### Problem description
Go through the data and copy every line exactly, but not the images.

### Data lines
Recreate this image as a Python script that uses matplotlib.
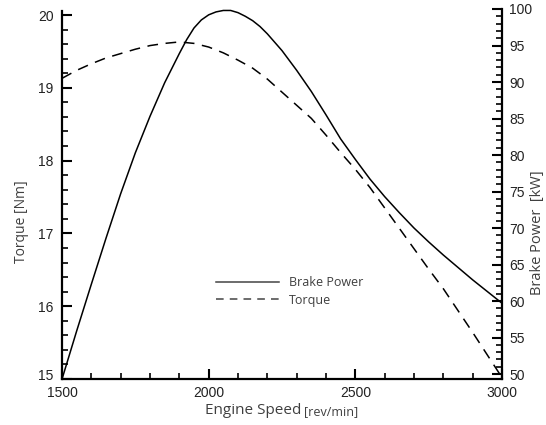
import matplotlib
matplotlib.use("Agg")
import matplotlib.pyplot as plt
from matplotlib.ticker import MultipleLocator
from matplotlib.lines import Line2D
from matplotlib.transforms import ScaledTranslation

# Data
rpm_power = [1500, 1550, 1600, 1650, 1700, 1750, 1800, 1850, 1900, 1925, 1950, 1975, 2000,
             2025, 2050, 2075, 2100, 2125, 2150, 2175, 2200, 2250, 2300, 2350, 2400, 2450,
             2500, 2550, 2600, 2650, 2700, 2750, 2800, 2850, 2900, 2950, 3000]
brake_power = [49.3, 55.9, 62.3, 68.6, 74.7, 80.3, 85.3, 89.9, 93.9, 95.8, 97.4, 98.5, 99.2,
               99.6, 99.8, 99.8, 99.5, 99.0, 98.4, 97.6, 96.6, 94.3, 91.6, 88.7, 85.5, 82.2,
               79.4, 76.7, 74.3, 72.1, 70.0, 68.1, 66.3, 64.6, 62.9, 61.3, 59.7]
rpm_torque = [1500, 1550, 1600, 1650, 1700, 1750, 1800, 1850, 1900, 1950, 2000,
              2050, 2100, 2150, 2200, 2250, 2300, 2350, 2400, 2450, 2500,
              2550, 2600, 2650, 2700, 2750, 2800, 2850, 2900, 2950, 3000]
torque = [19.13, 19.24, 19.33, 19.41, 19.47, 19.53, 19.58, 19.61, 19.63, 19.61, 19.56,
          19.48, 19.38, 19.27, 19.12, 18.94, 18.76, 18.58, 18.35, 18.11, 17.88,
          17.63, 17.35, 17.07, 16.79, 16.51, 16.24, 15.94, 15.64, 15.33, 15.02]
x_ticks = [1500, 2000, 2500, 3000]
torque_ticks = [15, 16, 17, 18, 19, 20]
power_ticks = [50, 55, 60, 65, 70, 75, 80, 85, 90, 95, 100]

tick_font = "Liberation Sans"
label_font = "Open Sans"
label_color = "#3f3f3f"

fig = plt.figure(figsize=(5.46, 4.25), dpi=100)
W, H = 546, 425
left, right, bottom = 62, 502, 379
top_left, top_right = 11, 9
ax = fig.add_axes([left / W, 1 - bottom / H, (right - left) / W, (bottom - top_left) / H])
ax2 = fig.add_axes([left / W, 1 - bottom / H, (right - left) / W, (bottom - top_right) / H],
                   sharex=ax)
ax2.patch.set_visible(False)

dash = (0, (7, 5))
ax.plot(rpm_torque, torque, color="black", lw=1.1, linestyle=dash, clip_on=False)
ax2.plot(rpm_power, brake_power, color="black", lw=1.1, clip_on=False)

ax.set_xlim(1500, 3000)
ax.set_ylim(15, 20.055)
ax2.set_ylim(49.32, 100)

ax.set_xticks(x_ticks)
ax.set_yticks(torque_ticks)
ax2.set_yticks(power_ticks)
ax.xaxis.set_minor_locator(MultipleLocator(100))
ax.yaxis.set_minor_locator(MultipleLocator(0.2))
ax2.yaxis.set_minor_locator(MultipleLocator(1))

for a in (ax, ax2):
    for s in a.spines.values():
        s.set_visible(False)
ax.spines["left"].set_visible(True)
ax.spines["bottom"].set_visible(True)
ax2.spines["right"].set_visible(True)
for s in (ax.spines["left"], ax.spines["bottom"], ax2.spines["right"]):
    s.set_linewidth(1.6)

ax.tick_params(axis="both", which="major", direction="in", length=7, width=1.5,
               labelsize=10)
ax.tick_params(axis="both", which="minor", direction="in", length=4.5, width=1.2)
ax.tick_params(axis="y", which="both", right=False)
ax.tick_params(axis="x", which="both", top=False, pad=5)
ax.tick_params(axis="y", pad=6)

ax2.xaxis.set_visible(False)
ax2.yaxis.tick_right()
ax2.tick_params(axis="y", which="major", direction="in", length=7, width=1.5,
                labelsize=10, pad=5, left=False, right=True)
ax2.tick_params(axis="y", which="minor", direction="in", length=4.5, width=1.2,
                left=False, right=True)

fig.canvas.draw()
for lab in ax.get_xticklabels() + ax.get_yticklabels() + ax2.get_yticklabels():
    lab.set_fontfamily(tick_font)
    lab.set_color("#222222")

# lift the lowest torque label a little, as in the reference
shift_up = ScaledTranslation(0, 5 / 100, fig.dpi_scale_trans)
ax.get_yticklabels()[0].set_transform(ax.get_yticklabels()[0].get_transform() + shift_up)

# Axis labels
fig.text(22 / W, 1 - 222 / H, "Torque [Nm]", rotation=90, ha="center", va="center",
         fontsize=10, family=label_font, color=label_color)
fig.text(537 / W, 1 - 233 / H, "Brake Power  [kW]", rotation=90, ha="center", va="center",
         fontsize=10.5, family=label_font, color=label_color)
fig.text(301 / W, 1 - 411 / H, "Engine Speed", ha="right", va="center",
         fontsize=11, family=label_font, color=label_color)
fig.text(304 / W, 1 - 412 / H, "[rev/min]", ha="left", va="center",
         fontsize=9, family=label_font, color=label_color)

# Legend
handles = [Line2D([], [], color="#444444", lw=1.1),
           Line2D([], [], color="#444444", lw=1.1, linestyle=(0, (5, 4)))]
leg = ax.legend(handles, ["Brake Power", "Torque"], frameon=False,
                loc="upper left", bbox_to_anchor=(205 / W, 1 - 265 / H),
                bbox_transform=fig.transFigure,
                handlelength=5.0, handletextpad=0.8, labelspacing=0.35,
                prop={"family": label_font, "size": 9})
for t in leg.get_texts():
    t.set_color(label_color)

fig.savefig("out.png", dpi=100)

### The result
Recreate this image as a Python script that uses matplotlib.
import matplotlib
matplotlib.use("Agg")
import matplotlib.pyplot as plt
from matplotlib.ticker import MultipleLocator
from matplotlib.lines import Line2D
from matplotlib.transforms import ScaledTranslation

# Data
rpm_power = [1500, 1550, 1600, 1650, 1700, 1750, 1800, 1850, 1900, 1925, 1950, 1975, 2000,
             2025, 2050, 2075, 2100, 2125, 2150, 2175, 2200, 2250, 2300, 2350, 2400, 2450,
             2500, 2550, 2600, 2650, 2700, 2750, 2800, 2850, 2900, 2950, 3000]
brake_power = [49.3, 55.9, 62.3, 68.6, 74.7, 80.3, 85.3, 89.9, 93.9, 95.8, 97.4, 98.5, 99.2,
               99.6, 99.8, 99.8, 99.5, 99.0, 98.4, 97.6, 96.6, 94.3, 91.6, 88.7, 85.5, 82.2,
               79.4, 76.7, 74.3, 72.1, 70.0, 68.1, 66.3, 64.6, 62.9, 61.3, 59.7]
rpm_torque = [1500, 1550, 1600, 1650, 1700, 1750, 1800, 1850, 1900, 1950, 2000,
              2050, 2100, 2150, 2200, 2250, 2300, 2350, 2400, 2450, 2500,
              2550, 2600, 2650, 2700, 2750, 2800, 2850, 2900, 2950, 3000]
torque = [19.13, 19.24, 19.33, 19.41, 19.47, 19.53, 19.58, 19.61, 19.63, 19.61, 19.56,
          19.48, 19.38, 19.27, 19.12, 18.94, 18.76, 18.58, 18.35, 18.11, 17.88,
          17.63, 17.35, 17.07, 16.79, 16.51, 16.24, 15.94, 15.64, 15.33, 15.02]
x_ticks = [1500, 2000, 2500, 3000]
torque_ticks = [15, 16, 17, 18, 19, 20]
power_ticks = [50, 55, 60, 65, 70, 75, 80, 85, 90, 95, 100]

tick_font = "Liberation Sans"
label_font = "Open Sans"
label_color = "#3f3f3f"

fig = plt.figure(figsize=(5.46, 4.25), dpi=100)
W, H = 546, 425
left, right, bottom = 62, 502, 379
top_left, top_right = 11, 9
ax = fig.add_axes([left / W, 1 - bottom / H, (right - left) / W, (bottom - top_left) / H])
ax2 = fig.add_axes([left / W, 1 - bottom / H, (right - left) / W, (bottom - top_right) / H],
                   sharex=ax)
ax2.patch.set_visible(False)

dash = (0, (7, 5))
ax.plot(rpm_torque, torque, color="black", lw=1.1, linestyle=dash, clip_on=False)
ax2.plot(rpm_power, brake_power, color="black", lw=1.1, clip_on=False)

ax.set_xlim(1500, 3000)
ax.set_ylim(15, 20.055)
ax2.set_ylim(49.32, 100)

ax.set_xticks(x_ticks)
ax.set_yticks(torque_ticks)
ax2.set_yticks(power_ticks)
ax.xaxis.set_minor_locator(MultipleLocator(100))
ax.yaxis.set_minor_locator(MultipleLocator(0.2))
ax2.yaxis.set_minor_locator(MultipleLocator(1))

for a in (ax, ax2):
    for s in a.spines.values():
        s.set_visible(False)
ax.spines["left"].set_visible(True)
ax.spines["bottom"].set_visible(True)
ax2.spines["right"].set_visible(True)
for s in (ax.spines["left"], ax.spines["bottom"], ax2.spines["right"]):
    s.set_linewidth(1.6)

ax.tick_params(axis="both", which="major", direction="in", length=7, width=1.5,
               labelsize=10)
ax.tick_params(axis="both", which="minor", direction="in", length=4.5, width=1.2)
ax.tick_params(axis="y", which="both", right=False)
ax.tick_params(axis="x", which="both", top=False, pad=5)
ax.tick_params(axis="y", pad=6)

ax2.xaxis.set_visible(False)
ax2.yaxis.tick_right()
ax2.tick_params(axis="y", which="major", direction="in", length=7, width=1.5,
                labelsize=10, pad=5, left=False, right=True)
ax2.tick_params(axis="y", which="minor", direction="in", length=4.5, width=1.2,
                left=False, right=True)

fig.canvas.draw()
for lab in ax.get_xticklabels() + ax.get_yticklabels() + ax2.get_yticklabels():
    lab.set_fontfamily(tick_font)
    lab.set_color("#222222")

# lift the lowest torque label a little, as in the reference
shift_up = ScaledTranslation(0, 5 / 100, fig.dpi_scale_trans)
ax.get_yticklabels()[0].set_transform(ax.get_yticklabels()[0].get_transform() + shift_up)

# Axis labels
fig.text(22 / W, 1 - 222 / H, "Torque [Nm]", rotation=90, ha="center", va="center",
         fontsize=10, family=label_font, color=label_color)
fig.text(537 / W, 1 - 233 / H, "Brake Power  [kW]", rotation=90, ha="center", va="center",
         fontsize=10.5, family=label_font, color=label_color)
fig.text(301 / W, 1 - 411 / H, "Engine Speed", ha="right", va="center",
         fontsize=11, family=label_font, color=label_color)
fig.text(304 / W, 1 - 412 / H, "[rev/min]", ha="left", va="center",
         fontsize=9, family=label_font, color=label_color)

# Legend
handles = [Line2D([], [], color="#444444", lw=1.1),
           Line2D([], [], color="#444444", lw=1.1, linestyle=(0, (5, 4)))]
leg = ax.legend(handles, ["Brake Power", "Torque"], frameon=False,
                loc="upper left", bbox_to_anchor=(205 / W, 1 - 265 / H),
                bbox_transform=fig.transFigure,
                handlelength=5.0, handletextpad=0.8, labelspacing=0.35,
                prop={"family": label_font, "size": 9})
for t in leg.get_texts():
    t.set_color(label_color)

fig.savefig("out.png", dpi=100)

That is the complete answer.